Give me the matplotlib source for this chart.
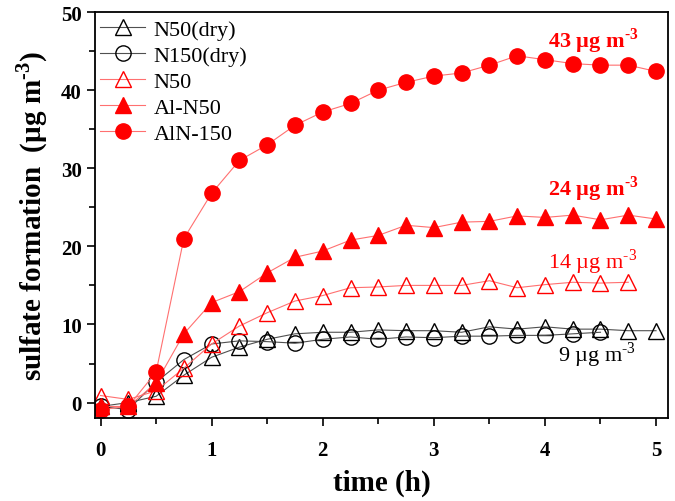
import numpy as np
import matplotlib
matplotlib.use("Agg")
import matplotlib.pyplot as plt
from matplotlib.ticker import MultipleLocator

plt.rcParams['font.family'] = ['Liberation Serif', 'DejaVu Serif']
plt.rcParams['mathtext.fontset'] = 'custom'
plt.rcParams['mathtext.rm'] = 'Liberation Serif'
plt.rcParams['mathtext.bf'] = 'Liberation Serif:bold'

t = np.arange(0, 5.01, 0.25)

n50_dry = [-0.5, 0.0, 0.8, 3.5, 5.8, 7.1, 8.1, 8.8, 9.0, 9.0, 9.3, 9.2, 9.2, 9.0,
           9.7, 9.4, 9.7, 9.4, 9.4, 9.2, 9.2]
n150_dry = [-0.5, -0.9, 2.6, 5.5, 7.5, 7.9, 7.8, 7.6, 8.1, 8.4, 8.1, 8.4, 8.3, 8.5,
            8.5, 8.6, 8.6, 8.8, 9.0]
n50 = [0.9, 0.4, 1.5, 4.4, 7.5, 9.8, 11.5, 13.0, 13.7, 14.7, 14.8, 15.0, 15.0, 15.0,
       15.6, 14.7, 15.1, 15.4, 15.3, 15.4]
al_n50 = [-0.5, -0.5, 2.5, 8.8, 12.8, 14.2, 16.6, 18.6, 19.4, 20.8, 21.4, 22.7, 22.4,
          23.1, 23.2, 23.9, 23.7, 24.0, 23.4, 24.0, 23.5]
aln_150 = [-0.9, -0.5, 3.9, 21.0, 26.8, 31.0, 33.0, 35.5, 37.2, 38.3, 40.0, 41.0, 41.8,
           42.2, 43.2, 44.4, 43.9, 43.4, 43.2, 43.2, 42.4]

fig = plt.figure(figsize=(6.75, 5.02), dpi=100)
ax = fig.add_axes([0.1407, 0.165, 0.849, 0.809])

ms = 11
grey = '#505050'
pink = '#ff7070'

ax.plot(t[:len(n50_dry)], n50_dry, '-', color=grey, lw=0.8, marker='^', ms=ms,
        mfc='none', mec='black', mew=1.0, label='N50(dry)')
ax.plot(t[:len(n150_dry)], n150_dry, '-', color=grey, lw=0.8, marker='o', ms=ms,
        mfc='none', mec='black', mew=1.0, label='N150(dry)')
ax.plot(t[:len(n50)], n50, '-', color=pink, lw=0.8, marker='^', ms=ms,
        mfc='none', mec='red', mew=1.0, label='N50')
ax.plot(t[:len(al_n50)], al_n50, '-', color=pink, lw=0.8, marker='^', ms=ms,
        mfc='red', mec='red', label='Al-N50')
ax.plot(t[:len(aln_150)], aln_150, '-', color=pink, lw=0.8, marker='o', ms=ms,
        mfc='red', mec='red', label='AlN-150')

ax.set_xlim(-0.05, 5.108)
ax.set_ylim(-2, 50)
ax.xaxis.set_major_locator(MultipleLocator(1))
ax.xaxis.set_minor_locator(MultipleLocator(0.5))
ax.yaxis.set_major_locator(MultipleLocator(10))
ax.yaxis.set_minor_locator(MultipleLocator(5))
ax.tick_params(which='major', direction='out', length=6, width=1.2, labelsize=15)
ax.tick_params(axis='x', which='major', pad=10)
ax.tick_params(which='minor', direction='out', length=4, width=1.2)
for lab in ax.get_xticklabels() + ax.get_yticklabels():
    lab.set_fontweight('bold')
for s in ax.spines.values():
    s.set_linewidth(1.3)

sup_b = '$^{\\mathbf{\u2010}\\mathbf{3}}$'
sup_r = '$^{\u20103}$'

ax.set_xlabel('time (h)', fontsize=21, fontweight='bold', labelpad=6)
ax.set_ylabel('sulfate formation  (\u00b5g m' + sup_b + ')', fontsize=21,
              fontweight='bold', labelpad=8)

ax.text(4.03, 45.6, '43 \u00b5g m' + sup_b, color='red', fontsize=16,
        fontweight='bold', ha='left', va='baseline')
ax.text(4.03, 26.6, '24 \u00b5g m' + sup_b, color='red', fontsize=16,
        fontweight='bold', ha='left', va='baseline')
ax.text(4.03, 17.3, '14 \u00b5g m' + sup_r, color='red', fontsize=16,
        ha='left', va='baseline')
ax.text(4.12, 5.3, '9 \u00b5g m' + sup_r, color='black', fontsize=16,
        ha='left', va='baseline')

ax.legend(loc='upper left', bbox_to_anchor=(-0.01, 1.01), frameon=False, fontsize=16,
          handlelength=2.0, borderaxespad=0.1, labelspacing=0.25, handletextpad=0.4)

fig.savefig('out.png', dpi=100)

★ ★ ★ ★

• DIRECTION
Skip the pictures and restate exactly the lines from the beginning of the listing to the line with "pink = '#ff7070'", that line included.

• FINAL RESULT
Give me the matplotlib source for this chart.
import numpy as np
import matplotlib
matplotlib.use("Agg")
import matplotlib.pyplot as plt
from matplotlib.ticker import MultipleLocator

plt.rcParams['font.family'] = ['Liberation Serif', 'DejaVu Serif']
plt.rcParams['mathtext.fontset'] = 'custom'
plt.rcParams['mathtext.rm'] = 'Liberation Serif'
plt.rcParams['mathtext.bf'] = 'Liberation Serif:bold'

t = np.arange(0, 5.01, 0.25)

n50_dry = [-0.5, 0.0, 0.8, 3.5, 5.8, 7.1, 8.1, 8.8, 9.0, 9.0, 9.3, 9.2, 9.2, 9.0,
           9.7, 9.4, 9.7, 9.4, 9.4, 9.2, 9.2]
n150_dry = [-0.5, -0.9, 2.6, 5.5, 7.5, 7.9, 7.8, 7.6, 8.1, 8.4, 8.1, 8.4, 8.3, 8.5,
            8.5, 8.6, 8.6, 8.8, 9.0]
n50 = [0.9, 0.4, 1.5, 4.4, 7.5, 9.8, 11.5, 13.0, 13.7, 14.7, 14.8, 15.0, 15.0, 15.0,
       15.6, 14.7, 15.1, 15.4, 15.3, 15.4]
al_n50 = [-0.5, -0.5, 2.5, 8.8, 12.8, 14.2, 16.6, 18.6, 19.4, 20.8, 21.4, 22.7, 22.4,
          23.1, 23.2, 23.9, 23.7, 24.0, 23.4, 24.0, 23.5]
aln_150 = [-0.9, -0.5, 3.9, 21.0, 26.8, 31.0, 33.0, 35.5, 37.2, 38.3, 40.0, 41.0, 41.8,
           42.2, 43.2, 44.4, 43.9, 43.4, 43.2, 43.2, 42.4]

fig = plt.figure(figsize=(6.75, 5.02), dpi=100)
ax = fig.add_axes([0.1407, 0.165, 0.849, 0.809])

ms = 11
grey = '#505050'
pink = '#ff7070'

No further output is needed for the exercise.